La justice européenne a rejeté jeudi le recours du fabricant de puces informatiques Intel contre l'amende record de 1,06 milliard d'euros qui lui avait été infligée par la Commission européenne en 2009 pour entrave à la concurrence, donnant raison sur toute la ligne à l'exécutif européen, y compris sur le montant de l'amende qu'Intel jugeait disproportionné.

Le géant américain, qui détenait au moins 70% des parts de marchés des processeurs x86 dans l'UE, était accusé d'avoir abusé de sa position dominante entre 2002 et 2007 en mettant en oeuvre une stratégie destinée à exclure du marché son seul concurrent sérieux, AMD.

L'abus, selon la Commission, consistait notamment en des rabais accordés aux fabricants d'ordinateurs comme Dell, Lenovo, HP ou NEC, pour qu'ils achètent auprès d'Intel la quasi-totalité de leurs processeurs. Intel était également accusé d'avoir payé ses clients pour qu'ils retardent ou annulent le lancement de produits équipés de processeurs d'AMD. Il avait aussi accordé des paiements au distributeur européen Media-Saturn pour qu'il vende exclusivement des ordinateurs équipés de ses processeurs.

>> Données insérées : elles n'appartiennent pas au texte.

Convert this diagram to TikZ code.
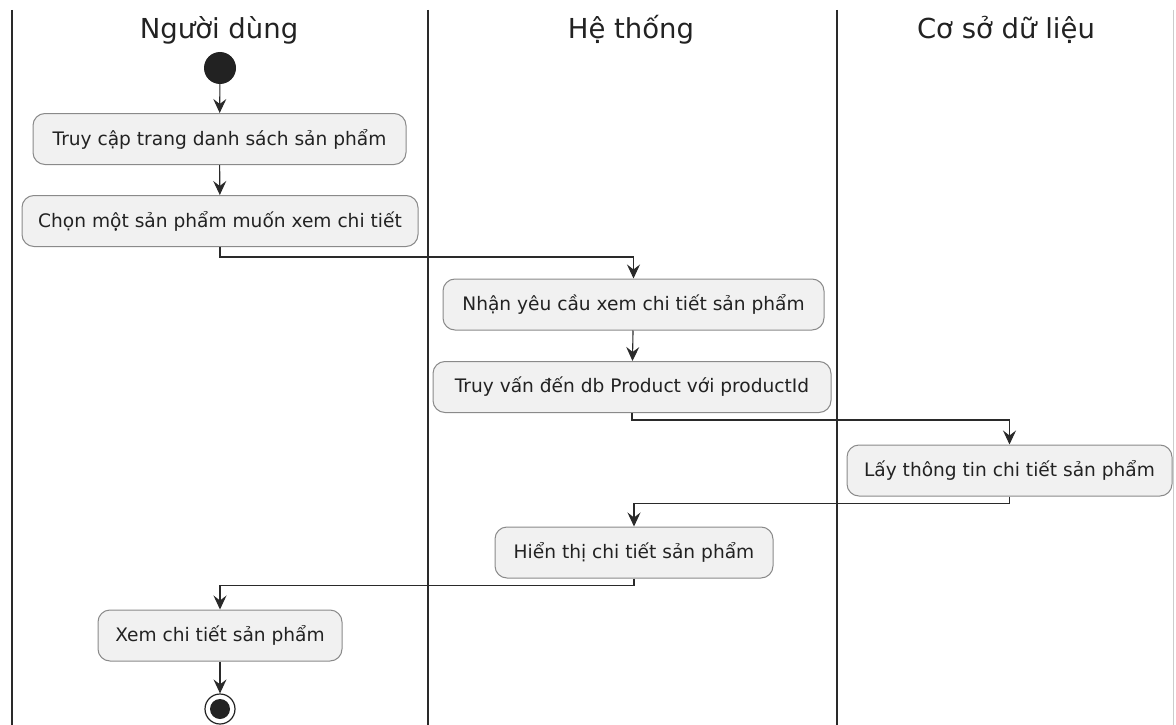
\documentclass[tikz,border=0pt]{standalone}
\usepackage{fontspec}
\setmainfont{DejaVu Sans}
\usetikzlibrary{arrows.meta}
\definecolor{boxfill}{HTML}{F1F1F1}
\definecolor{boxline}{HTML}{8A8A8A}
\definecolor{ink}{HTML}{222222}
\definecolor{lane}{HTML}{2A2A2A}
\tikzset{
  act/.style={draw=boxline, fill=boxfill, line width=1pt, rounded corners=12pt,
    minimum height=51pt, inner sep=0pt, text=ink, font=\fontsize{18.6}{21}\selectfont},
  flow/.style={draw=lane, line width=1.1pt, -{Stealth[length=14pt,width=13pt,inset=5pt]}},
  lanetitle/.style={text=ink, font=\fontsize{27.5}{31}\selectfont},
  laneline/.style={draw=lane, line width=1.4pt},
}
\begin{document}
\begin{tikzpicture}[x=1pt,y=-1pt]
\useasboundingbox (0,0) rectangle (1176,725);
% swimlane separators
\draw[laneline] (12,10) -- (12,725);
\draw[laneline] (428,10) -- (428,725);
\draw[laneline] (837,10) -- (837,725);
\draw[draw=gray!40, line width=1pt] (1173,10) -- (1173,725);
% lane titles
\node[lanetitle] (t1) at (219,30) {Người dùng};
\node[lanetitle] (t2) at (631,30) {Hệ thống};
\node[lanetitle] (t3) at (1006,30) {Cơ sở dữ liệu};
% start node
\node[circle, fill=ink, minimum size=32pt, inner sep=0pt] (start) at (220,68) {};
% actions
\node[act, minimum width=373pt] (b1) at (219.5,139) {Truy cập trang danh sách sản phẩm};
\node[act, minimum width=396pt] (b2) at (220,221) {Chọn một sản phẩm muốn xem chi tiết};
\node[act, minimum width=381pt] (b3) at (633.5,304.5) {Nhận yêu cầu xem chi tiết sản phẩm};
\node[act, minimum width=398pt] (b4) at (632,387) {Truy vấn đến db Product với productId};
\node[act, minimum width=325pt] (b5) at (1009.5,470.5) {Lấy thông tin chi tiết sản phẩm};
\node[act, minimum width=278pt] (b6) at (634,552.5) {Hiển thị chi tiết sản phẩm};
\node[act, minimum width=244pt] (b7) at (220,635.5) {Xem chi tiết sản phẩm};
% end node
\node[circle, draw=ink, line width=1.2pt, fill=white, minimum size=30pt, inner sep=0pt] (stop) at (220,709) {};
\node[circle, fill=ink, minimum size=20pt, inner sep=0pt] (stopdot) at (stop.center) {};
% control flow
\draw[flow] (start) -- (b1);
\draw[flow] (b1) -- (b2);
\draw[flow] (b2.south) -- ++(0,10) -| (b3.north);
\draw[flow] (b3) -- (b4);
\draw[flow] (b4.south) -- ++(0,7) -| (b5.north);
\draw[flow] (b5.south) -- ++(0,7) -| (b6.north);
\draw[flow] (b6.south) -- ++(0,7) -| (b7.north);
\draw[flow] (b7) -- (stop);
\end{tikzpicture}
\end{document}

Cette amende, qui avait momentanément fait plonger les comptes d'Intel dans le rouge, est à ce jour la plus grosse infligée à une seule entreprise par la Commission européenne dans le cadre d'une infraction aux règles de la concurrence, devant celles infligées en 2008 respectivement à Microsoft (899 millions d'euros) et à Saint-Gobain (896 millions d'euros).

Intel avait à l'époque été également condamné à des amendes au Japon et en Corée du Sud, et avait par ailleurs accepté de payer 1,25 milliard de dollars à AMD pour mettre fin à leurs litiges. L'autorité américaine de la concurrence (FTC) avait par ailleurs émis des injonctions à l'encontre d'Intel, pour l'empêcher de menacer ses clients de représailles si ceux-ci s'adressaient à ses concurrents.

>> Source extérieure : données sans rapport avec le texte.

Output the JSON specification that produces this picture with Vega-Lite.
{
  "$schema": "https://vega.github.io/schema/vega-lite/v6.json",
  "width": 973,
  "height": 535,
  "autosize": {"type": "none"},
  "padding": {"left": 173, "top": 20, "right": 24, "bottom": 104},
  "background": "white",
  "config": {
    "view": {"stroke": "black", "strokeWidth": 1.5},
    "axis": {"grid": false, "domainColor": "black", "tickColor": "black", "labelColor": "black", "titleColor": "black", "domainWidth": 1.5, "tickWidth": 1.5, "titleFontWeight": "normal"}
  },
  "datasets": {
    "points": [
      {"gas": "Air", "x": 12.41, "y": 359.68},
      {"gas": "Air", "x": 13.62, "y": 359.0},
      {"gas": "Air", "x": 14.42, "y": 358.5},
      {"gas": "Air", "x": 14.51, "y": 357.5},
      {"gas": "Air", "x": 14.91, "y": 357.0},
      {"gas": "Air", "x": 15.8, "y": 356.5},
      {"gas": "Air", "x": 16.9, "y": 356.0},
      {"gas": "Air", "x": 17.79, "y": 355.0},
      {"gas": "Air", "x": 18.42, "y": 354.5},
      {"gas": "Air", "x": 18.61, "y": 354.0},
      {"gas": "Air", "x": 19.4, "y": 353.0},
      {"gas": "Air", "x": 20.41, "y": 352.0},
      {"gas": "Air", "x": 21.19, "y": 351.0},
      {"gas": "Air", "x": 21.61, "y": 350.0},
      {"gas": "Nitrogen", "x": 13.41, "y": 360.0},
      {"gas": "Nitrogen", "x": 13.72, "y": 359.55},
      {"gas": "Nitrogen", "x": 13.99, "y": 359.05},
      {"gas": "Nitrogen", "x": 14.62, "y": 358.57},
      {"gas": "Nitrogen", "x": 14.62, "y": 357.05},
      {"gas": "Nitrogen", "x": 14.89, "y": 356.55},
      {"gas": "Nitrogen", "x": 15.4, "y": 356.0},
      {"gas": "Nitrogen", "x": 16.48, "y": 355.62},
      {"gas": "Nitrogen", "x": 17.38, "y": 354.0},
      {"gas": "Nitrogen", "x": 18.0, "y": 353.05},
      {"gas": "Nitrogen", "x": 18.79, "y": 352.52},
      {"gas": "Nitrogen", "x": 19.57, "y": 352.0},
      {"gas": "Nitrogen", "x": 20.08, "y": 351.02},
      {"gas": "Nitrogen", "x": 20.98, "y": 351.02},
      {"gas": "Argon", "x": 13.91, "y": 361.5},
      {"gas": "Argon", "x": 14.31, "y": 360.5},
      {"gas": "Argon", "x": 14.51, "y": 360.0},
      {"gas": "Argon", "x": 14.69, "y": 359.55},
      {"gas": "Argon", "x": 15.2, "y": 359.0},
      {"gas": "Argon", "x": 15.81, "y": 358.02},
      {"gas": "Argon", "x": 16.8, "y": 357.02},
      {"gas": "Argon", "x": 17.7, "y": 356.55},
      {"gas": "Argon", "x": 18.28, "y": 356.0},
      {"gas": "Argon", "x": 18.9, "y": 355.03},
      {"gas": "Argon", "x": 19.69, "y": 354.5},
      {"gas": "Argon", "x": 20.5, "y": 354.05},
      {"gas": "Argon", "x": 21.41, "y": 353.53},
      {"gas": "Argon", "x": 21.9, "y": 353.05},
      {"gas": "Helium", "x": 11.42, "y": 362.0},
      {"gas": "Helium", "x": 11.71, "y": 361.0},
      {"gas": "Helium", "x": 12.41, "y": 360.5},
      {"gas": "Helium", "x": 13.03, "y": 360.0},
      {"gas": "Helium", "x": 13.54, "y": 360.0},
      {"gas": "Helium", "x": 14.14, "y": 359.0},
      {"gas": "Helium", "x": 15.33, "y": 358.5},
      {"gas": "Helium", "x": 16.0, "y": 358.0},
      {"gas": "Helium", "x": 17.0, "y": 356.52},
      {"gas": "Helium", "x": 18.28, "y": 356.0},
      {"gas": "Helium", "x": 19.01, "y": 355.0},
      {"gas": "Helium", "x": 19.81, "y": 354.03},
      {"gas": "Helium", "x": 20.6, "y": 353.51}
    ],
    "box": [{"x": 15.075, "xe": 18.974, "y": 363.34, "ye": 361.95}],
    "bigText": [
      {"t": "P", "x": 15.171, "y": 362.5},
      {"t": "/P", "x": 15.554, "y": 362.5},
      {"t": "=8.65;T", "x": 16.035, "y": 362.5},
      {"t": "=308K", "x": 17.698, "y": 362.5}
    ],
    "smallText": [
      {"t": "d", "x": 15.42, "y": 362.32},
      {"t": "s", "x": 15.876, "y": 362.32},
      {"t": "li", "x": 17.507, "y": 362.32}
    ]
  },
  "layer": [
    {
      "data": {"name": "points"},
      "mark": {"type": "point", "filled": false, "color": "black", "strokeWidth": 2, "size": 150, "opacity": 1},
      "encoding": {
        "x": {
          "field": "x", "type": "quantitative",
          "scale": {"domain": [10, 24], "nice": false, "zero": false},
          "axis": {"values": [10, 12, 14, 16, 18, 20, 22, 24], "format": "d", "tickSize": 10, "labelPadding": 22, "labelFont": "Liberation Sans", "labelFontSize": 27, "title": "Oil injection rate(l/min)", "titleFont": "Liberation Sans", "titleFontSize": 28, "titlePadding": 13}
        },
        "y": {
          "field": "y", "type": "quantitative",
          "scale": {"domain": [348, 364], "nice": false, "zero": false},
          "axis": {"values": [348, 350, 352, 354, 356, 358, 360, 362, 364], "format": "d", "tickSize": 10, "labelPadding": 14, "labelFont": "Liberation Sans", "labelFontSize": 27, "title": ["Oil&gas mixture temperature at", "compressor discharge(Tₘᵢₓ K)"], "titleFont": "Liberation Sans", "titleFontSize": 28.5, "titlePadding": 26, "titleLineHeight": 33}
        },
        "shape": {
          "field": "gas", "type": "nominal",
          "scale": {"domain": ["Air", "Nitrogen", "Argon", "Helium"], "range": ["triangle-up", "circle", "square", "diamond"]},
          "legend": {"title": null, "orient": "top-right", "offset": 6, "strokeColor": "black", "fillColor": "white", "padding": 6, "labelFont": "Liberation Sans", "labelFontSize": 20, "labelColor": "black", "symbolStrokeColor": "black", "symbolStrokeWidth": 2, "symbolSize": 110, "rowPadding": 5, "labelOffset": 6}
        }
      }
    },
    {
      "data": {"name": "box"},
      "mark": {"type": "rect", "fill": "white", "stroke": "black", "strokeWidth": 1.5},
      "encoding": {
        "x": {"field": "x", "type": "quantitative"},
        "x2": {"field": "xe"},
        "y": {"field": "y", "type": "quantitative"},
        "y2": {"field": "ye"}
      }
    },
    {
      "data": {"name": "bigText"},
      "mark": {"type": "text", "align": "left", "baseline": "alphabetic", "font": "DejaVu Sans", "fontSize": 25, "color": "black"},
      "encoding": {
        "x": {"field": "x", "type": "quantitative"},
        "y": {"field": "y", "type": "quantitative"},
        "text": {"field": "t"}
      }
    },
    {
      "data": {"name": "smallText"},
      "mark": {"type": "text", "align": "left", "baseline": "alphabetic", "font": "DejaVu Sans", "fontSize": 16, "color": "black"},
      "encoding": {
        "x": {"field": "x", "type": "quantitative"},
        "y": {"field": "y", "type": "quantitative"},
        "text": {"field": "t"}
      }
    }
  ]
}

Intel avait fait appel de la décision de la Commission devant le Tribunal de l'Union européenne, demandant l'annulation ou au moins une réduction substantielle de l'amende.

Pas d'amende disproportionnée

Le Tribunal a rejeté le recours et confirmé jeudi la décision de la Commission, tant sur la forme que sur le montant.

Les rabais accordés par Intel sont «des rabais d'exclusivité» qui, «lorsqu'ils sont accordés par une entreprise en position dominante, (sont) incompatibles avec l'objectif d'une concurrence non faussée dans le marché commun», note-t-il en particulier.

De même, les paiements accordés par Intel à ses clients pour annuler ou restreindre la commercialisation de produits équipés de processeurs AMD prouvent que l'entreprise poursuivait un objet anticoncurrentiel. En effet, souligne le Tribunal, «le seul intérêt que peut avoir une entreprise en position dominante d'empêcher de manière ciblée la commercialisation de produits équipés d'un produit d'un concurrent déterminé est de nuire à ce concurrent».

Le Tribunal rejette aussi les arguments d'Intel selon lesquels la Commission aurait dû démontrer que les rabais accordés à ses clients avaient pour effet concret ou potentiel d'évincer ses concurrents, car «les rabais d'exclusivité accordés par une entreprise en position dominante ont, par leur nature même, la capacité de restreindre la concurrence».

La Commission était également territorialement compétente, puisque le comportement reproché à Intel «était susceptible d'avoir un effet substantiel, immédiat et prévisible» dans l'espace économique européen.

Enfin, le Tribunal juge qu'«aucun argument avancé par Intel ne permet de conclure que l'amende infligée présente un caractère disproportionné, au contraire», car l'amende correspondait à 4,15% du chiffre d'affaires annuel d'Intel, soit «bien au-dessous du plafond» de 10% prévu dans les cas d'abus de position dominante.